* **Problem**
Quote the whole listing exactly. Leave the pictures out of your copy.

* **Data block**
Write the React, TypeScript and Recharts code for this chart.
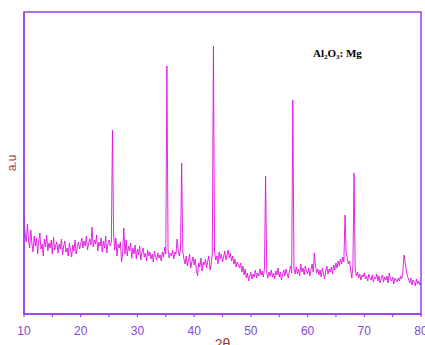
import { Line, LineChart, ReferenceArea, XAxis, YAxis } from "recharts";

// 2θ grid: 10° to 80° in 0.2° steps, one row = 2°
const START = 10;
const STEP = 0.2;

// intensity (a.u.)
const counts = [
  97, 80, 72, 90, 74, 66, 84, 70, 62, 78,
  68, 76, 60, 73, 81, 65, 70, 58, 75, 67,
  79, 63, 71, 66, 74, 60, 77, 64, 69, 72,
  61, 70, 65, 75, 59, 68, 73, 62, 66, 58,
  71, 64, 57, 69, 63, 74, 60, 67, 72, 65,
  70, 76, 66, 73, 68, 78, 64, 71, 75, 69,
  87, 67, 74, 70, 79, 63, 72, 68, 76, 62,
  73, 66, 78, 61, 70, 74, 68, 72, 184, 80,
  64, 76, 58, 70, 66, 72, 52, 62, 86, 60,
  74, 58, 68, 63, 71, 56, 66, 60, 69, 55,
  65, 59, 68, 54, 62, 66, 57, 61, 53, 64,
  58, 62, 55, 60, 52, 63, 57, 54, 61, 56,
  59, 53, 62, 57, 67, 60, 248, 64, 56, 61,
  58, 64, 55, 62, 60, 75, 63, 58, 66, 151,
  62, 55, 50, 58, 48, 54, 60, 46, 52, 57,
  49, 55, 44, 38, 51, 47, 56, 43, 52, 49,
  55, 46, 53, 58, 44, 50, 60, 268, 62, 54,
  58, 50, 62, 55, 60, 52, 57, 63, 54, 59,
  64, 56, 61, 53, 58, 50, 55, 47, 52, 49,
  46, 51, 42, 48, 39, 45, 36, 41, 33, 38,
  42, 35, 40, 37, 44, 36, 41, 38, 45, 39,
  43, 37, 46, 138, 41, 36, 42, 38, 44, 37,
  41, 35, 43, 39, 46, 37, 42, 34, 40, 44,
  38, 45, 40, 36, 43, 48, 41, 214, 46, 40,
  47, 40, 45, 38, 50, 42, 46, 39, 48, 43,
  40, 46, 38, 44, 50, 42, 61, 48, 41, 45,
  39, 44, 37, 46, 41, 35, 43, 48, 40, 45,
  42, 47, 40, 49, 44, 51, 46, 53, 48, 55,
  50, 57, 52, 99, 62, 56, 50, 53, 44, 36,
  48, 141, 45, 38, 42, 36, 40, 34, 39, 37,
  41, 35, 38, 33, 40, 36, 34, 39, 32, 37,
  35, 40, 33, 38, 31, 36, 39, 32, 37, 34,
  38, 31, 41, 35, 33, 37, 30, 36, 34, 32,
  36, 33, 38, 35, 42, 59, 52, 44, 38, 35,
  31, 36, 29, 34, 32, 28, 35, 30, 33, 29,
  31,
];

const xTicks = [10, 15, 20, 25, 30, 35, 40, 45, 50, 55, 60, 65, 70, 75, 80];

const FRAME = "#9a3cf0";
const TICK_TEXT = "#8844dd";
const TRACE = "#e010e0";
const AXIS_LABEL = "#9a3a34";

const data = counts.map((v, i) => ({
  angle: +(START + i * STEP).toFixed(1),
  v,
}));

function AngleTick(props: any) {
  const { x, y, payload } = props;
  if (payload.value % 10 !== 0) return <g />;
  return (
    <text
      x={x}
      y={y + 16}
      textAnchor="middle"
      fill={TICK_TEXT}
      fontSize={12}
      fontFamily="Liberation Sans, Arial, sans-serif"
    >
      {payload.value}
    </text>
  );
}

export default function App() {
  return (
    <div
      style={{
        position: "fixed",
        left: 0,
        top: 0,
        width: 425,
        height: 345,
        overflow: "hidden",
        background: "#fff",
      }}
    >
      <LineChart
        width={425}
        height={345}
        data={data}
        margin={{ top: 12, right: 4, left: 0, bottom: 0 }}
      >
        <XAxis
          type="number"
          dataKey="angle"
          domain={[10, 80]}
          ticks={xTicks}
          interval={0}
          height={31}
          tickSize={3}
          tick={<AngleTick />}
          axisLine={{ stroke: FRAME, strokeWidth: 1.5 }}
          tickLine={{ stroke: FRAME, strokeWidth: 1.2 }}
          label={{
            value: "2θ",
            position: "insideBottom",
            offset: -4,
            fill: AXIS_LABEL,
            fontSize: 14,
            fontFamily: "Liberation Sans, Arial, sans-serif",
          }}
        />
        <YAxis
          type="number"
          domain={[0, 302]}
          width={24}
          tick={false}
          tickLine={false}
          axisLine={{ stroke: FRAME, strokeWidth: 1.5 }}
          label={{
            value: "a.u",
            angle: -90,
            position: "center",
            fill: AXIS_LABEL,
            fontSize: 12,
            fontFamily: "Liberation Sans, Arial, sans-serif",
          }}
        />
        <ReferenceArea
          x1={10}
          x2={80}
          y1={0}
          y2={302}
          fill="none"
          stroke={FRAME}
          strokeWidth={1.5}
          fillOpacity={0}
        />
        <Line
          type="linear"
          dataKey="v"
          stroke={TRACE}
          strokeWidth={0.9}
          dot={false}
          isAnimationActive={false}
        />
      </LineChart>
      <div
        style={{
          position: "absolute",
          left: 313,
          top: 47,
          fontFamily: "Liberation Serif, Times New Roman, serif",
          fontWeight: "bold",
          fontSize: 11,
          lineHeight: "12px",
          color: "#000",
          whiteSpace: "nowrap",
        }}
      >
        Al
        <span style={{ fontSize: 7, position: "relative", top: 2 }}>2</span>O
        <span style={{ fontSize: 7, position: "relative", top: 2 }}>3</span>: Mg
      </div>
    </div>
  );
}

* **Written answer**
Write the React, TypeScript and Recharts code for this chart.
import { Line, LineChart, ReferenceArea, XAxis, YAxis } from "recharts";

// 2θ grid: 10° to 80° in 0.2° steps, one row = 2°
const START = 10;
const STEP = 0.2;

// intensity (a.u.)
const counts = [
  97, 80, 72, 90, 74, 66, 84, 70, 62, 78,
  68, 76, 60, 73, 81, 65, 70, 58, 75, 67,
  79, 63, 71, 66, 74, 60, 77, 64, 69, 72,
  61, 70, 65, 75, 59, 68, 73, 62, 66, 58,
  71, 64, 57, 69, 63, 74, 60, 67, 72, 65,
  70, 76, 66, 73, 68, 78, 64, 71, 75, 69,
  87, 67, 74, 70, 79, 63, 72, 68, 76, 62,
  73, 66, 78, 61, 70, 74, 68, 72, 184, 80,
  64, 76, 58, 70, 66, 72, 52, 62, 86, 60,
  74, 58, 68, 63, 71, 56, 66, 60, 69, 55,
  65, 59, 68, 54, 62, 66, 57, 61, 53, 64,
  58, 62, 55, 60, 52, 63, 57, 54, 61, 56,
  59, 53, 62, 57, 67, 60, 248, 64, 56, 61,
  58, 64, 55, 62, 60, 75, 63, 58, 66, 151,
  62, 55, 50, 58, 48, 54, 60, 46, 52, 57,
  49, 55, 44, 38, 51, 47, 56, 43, 52, 49,
  55, 46, 53, 58, 44, 50, 60, 268, 62, 54,
  58, 50, 62, 55, 60, 52, 57, 63, 54, 59,
  64, 56, 61, 53, 58, 50, 55, 47, 52, 49,
  46, 51, 42, 48, 39, 45, 36, 41, 33, 38,
  42, 35, 40, 37, 44, 36, 41, 38, 45, 39,
  43, 37, 46, 138, 41, 36, 42, 38, 44, 37,
  41, 35, 43, 39, 46, 37, 42, 34, 40, 44,
  38, 45, 40, 36, 43, 48, 41, 214, 46, 40,
  47, 40, 45, 38, 50, 42, 46, 39, 48, 43,
  40, 46, 38, 44, 50, 42, 61, 48, 41, 45,
  39, 44, 37, 46, 41, 35, 43, 48, 40, 45,
  42, 47, 40, 49, 44, 51, 46, 53, 48, 55,
  50, 57, 52, 99, 62, 56, 50, 53, 44, 36,
  48, 141, 45, 38, 42, 36, 40, 34, 39, 37,
  41, 35, 38, 33, 40, 36, 34, 39, 32, 37,
  35, 40, 33, 38, 31, 36, 39, 32, 37, 34,
  38, 31, 41, 35, 33, 37, 30, 36, 34, 32,
  36, 33, 38, 35, 42, 59, 52, 44, 38, 35,
  31, 36, 29, 34, 32, 28, 35, 30, 33, 29,
  31,
];

const xTicks = [10, 15, 20, 25, 30, 35, 40, 45, 50, 55, 60, 65, 70, 75, 80];

const FRAME = "#9a3cf0";
const TICK_TEXT = "#8844dd";
const TRACE = "#e010e0";
const AXIS_LABEL = "#9a3a34";

const data = counts.map((v, i) => ({
  angle: +(START + i * STEP).toFixed(1),
  v,
}));

function AngleTick(props: any) {
  const { x, y, payload } = props;
  if (payload.value % 10 !== 0) return <g />;
  return (
    <text
      x={x}
      y={y + 16}
      textAnchor="middle"
      fill={TICK_TEXT}
      fontSize={12}
      fontFamily="Liberation Sans, Arial, sans-serif"
    >
      {payload.value}
    </text>
  );
}

export default function App() {
  return (
    <div
      style={{
        position: "fixed",
        left: 0,
        top: 0,
        width: 425,
        height: 345,
        overflow: "hidden",
        background: "#fff",
      }}
    >
      <LineChart
        width={425}
        height={345}
        data={data}
        margin={{ top: 12, right: 4, left: 0, bottom: 0 }}
      >
        <XAxis
          type="number"
          dataKey="angle"
          domain={[10, 80]}
          ticks={xTicks}
          interval={0}
          height={31}
          tickSize={3}
          tick={<AngleTick />}
          axisLine={{ stroke: FRAME, strokeWidth: 1.5 }}
          tickLine={{ stroke: FRAME, strokeWidth: 1.2 }}
          label={{
            value: "2θ",
            position: "insideBottom",
            offset: -4,
            fill: AXIS_LABEL,
            fontSize: 14,
            fontFamily: "Liberation Sans, Arial, sans-serif",
          }}
        />
        <YAxis
          type="number"
          domain={[0, 302]}
          width={24}
          tick={false}
          tickLine={false}
          axisLine={{ stroke: FRAME, strokeWidth: 1.5 }}
          label={{
            value: "a.u",
            angle: -90,
            position: "center",
            fill: AXIS_LABEL,
            fontSize: 12,
            fontFamily: "Liberation Sans, Arial, sans-serif",
          }}
        />
        <ReferenceArea
          x1={10}
          x2={80}
          y1={0}
          y2={302}
          fill="none"
          stroke={FRAME}
          strokeWidth={1.5}
          fillOpacity={0}
        />
        <Line
          type="linear"
          dataKey="v"
          stroke={TRACE}
          strokeWidth={0.9}
          dot={false}
          isAnimationActive={false}
        />
      </LineChart>
      <div
        style={{
          position: "absolute",
          left: 313,
          top: 47,
          fontFamily: "Liberation Serif, Times New Roman, serif",
          fontWeight: "bold",
          fontSize: 11,
          lineHeight: "12px",
          color: "#000",
          whiteSpace: "nowrap",
        }}
      >
        Al
        <span style={{ fontSize: 7, position: "relative", top: 2 }}>2</span>O
        <span style={{ fontSize: 7, position: "relative", top: 2 }}>3</span>: Mg
      </div>
    </div>
  );
}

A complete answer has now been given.